La pequeña y humilde poeta uruguaya sabe que “sólo abrirte a la música te salva”, como lo escribió en un poema. A los 95 años, Ida Vitale recibió ayer el Premio Cervantes de manos de Felipe VI en el Paraninfo de la Universidad de Alcalá de Henares (Madrid). “Ahora seres benévolos y palpables movieron las piezas de un superior ajedrez, situándolas en posición favorable y acá estoy, agradecida y emocionada”, expresó la quinta mujer en recibir este galardón creado en 1976, después de María Zambrano, Dulce María Loynaz (Cuba), Ana María Matute y Elena Poniatowska (México). La desigualdad de género es tan obscena como lapidaria: 38 varones premiados. “Muchas veces lo que llamamos locura del Quijote, podría ser visto como irrupción de un frenesí poético, no subrayado como tal por Cervantes, un novelista que tuvo a la poesía por su principal respeto”, sugirió Vitale, la última sobreviviente de la llamada “Generación del 45” –en la que se incluyen autores tan disímiles como Juan Carlos Onetti, Idea Vilariño y Mario Benedetti, entre otros.
La autora de La luz de esta memoria, su primer poemario publicado hace setenta años, reveló que su “devoción cervantina” carece de todo misterio. “Mis primeras lecturas del Quijote, con excepción de las determinada por los programas del liceo, fueron libres y tardías”, reconoció la poeta uruguaya que creció “a la luz” de su abuelo italiano, que ella no llegó a conocer, un abogado muy culto que viajó desde su Palermo natal al Uruguay acompañado por un libro de Homero, en una edición bilingüe grecolatina. Sus primeros embelesos como lectora se los debió a Ariosto y Dante, hasta que llegó a la emblemática novela de Cervantes, a “ese Quijote y ese Sancho que hablaban de ‘otra’ manera que acepté de inmediato, como un lenguaje que me integraba a un mundo en el que, sola, me sentía acompañada, capaz de manejarme en él como si fuese el mío propio”. Para Vitale, “pocos personajes como el Quijote han sido habitados por lo real” y plantea que “aunque lo que es astuta malquerencia vestida de supuestas precipitaciones mágicas, tiene detrás acciones de criaturas humanas, que pueden ser malignas y burlonas, pero siempre comprensibles, terrestres y sin inexplicables auxilios divinos”.

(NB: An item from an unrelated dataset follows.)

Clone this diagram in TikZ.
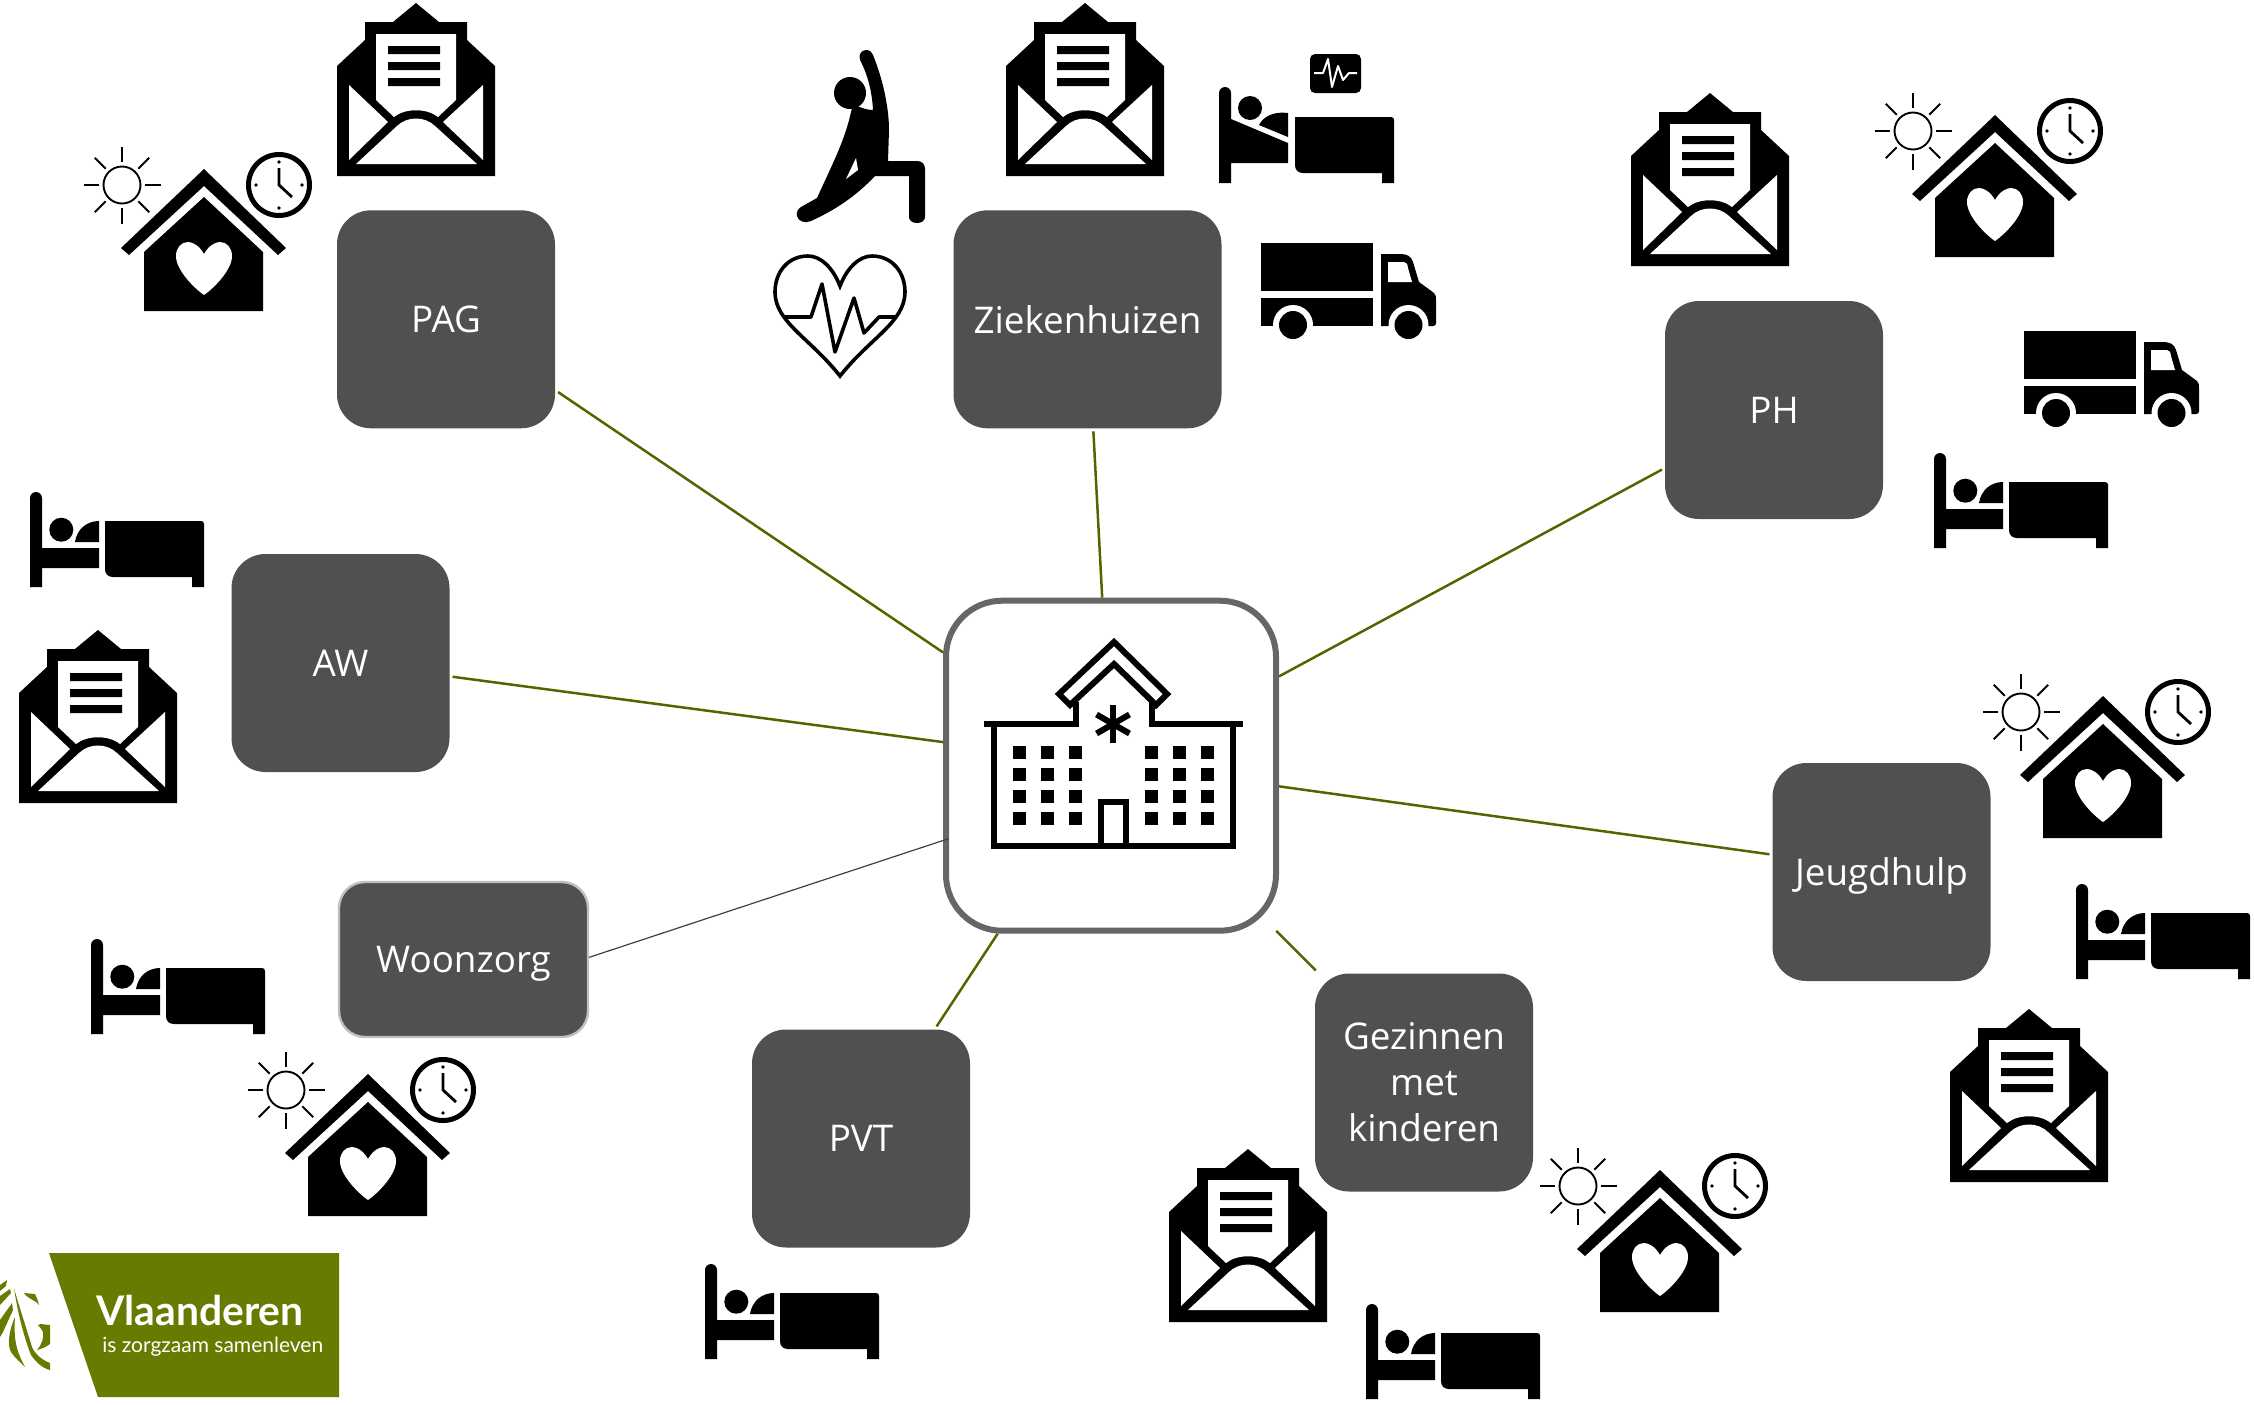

El exilio marcó la vida de Vitale. En 1974 escapó de la dictadura militar uruguaya y con su segundo esposo, el poeta y crítico Enrique Fierro, se instaló en México, donde conoció a Octavio Paz, quien la integró al comité asesor de la revista Vuelta, y participó en la creación del semanario Unomásuno. Después vivió en Estados Unidos hasta que murió Fierro, en 2016. Decidió dejar Texas para regresar a Montevideo en 2018, el mismo año en que recibió el Premio FIL en Lengua Romances de la Feria Internacional del Libro de Guadalajara y le otorgaba el Premio Cervantes por su poesía “intelectual y popular, universal y personal, transparente y honda”. La autora de Palabra dada (1953), Cada uno en su noche (1960), Paso a paso (1963), Oidor andante (1972), Jardín de sílice (1980), Sueños de la constancia (1988), Serie del sinsonte (1992), Procura de lo imposible (1998), Reducción del infinito (2002), Plantas y animales (2003), el bellísimo libro en prosa El Abc de Byobu (2005) y el más reciente Shakespeare Palace. Mosaicos de mi vida en México (2018), se anima a refutar una de las afirmaciones de Don Quijote: “no hay poeta que no sea arrogante y piense de sí que es el mayor poeta del mundo”. Pero Vitale –traductora de autores franceses e italianos, como Simone de Beauvoir, Benjamin Péret, Gaston Bachelard, Jacques Lafaye y Luigi Pirandello– aclara: “No es mi caso, puedo asegurarlo”. Entonces termina de leer su discurso y acalla los aplausos con un gesto para agregar: “Querría hacerme perdonar la audacia de venir aquí, a este lugar, y meterme a hablar de Cervantes”.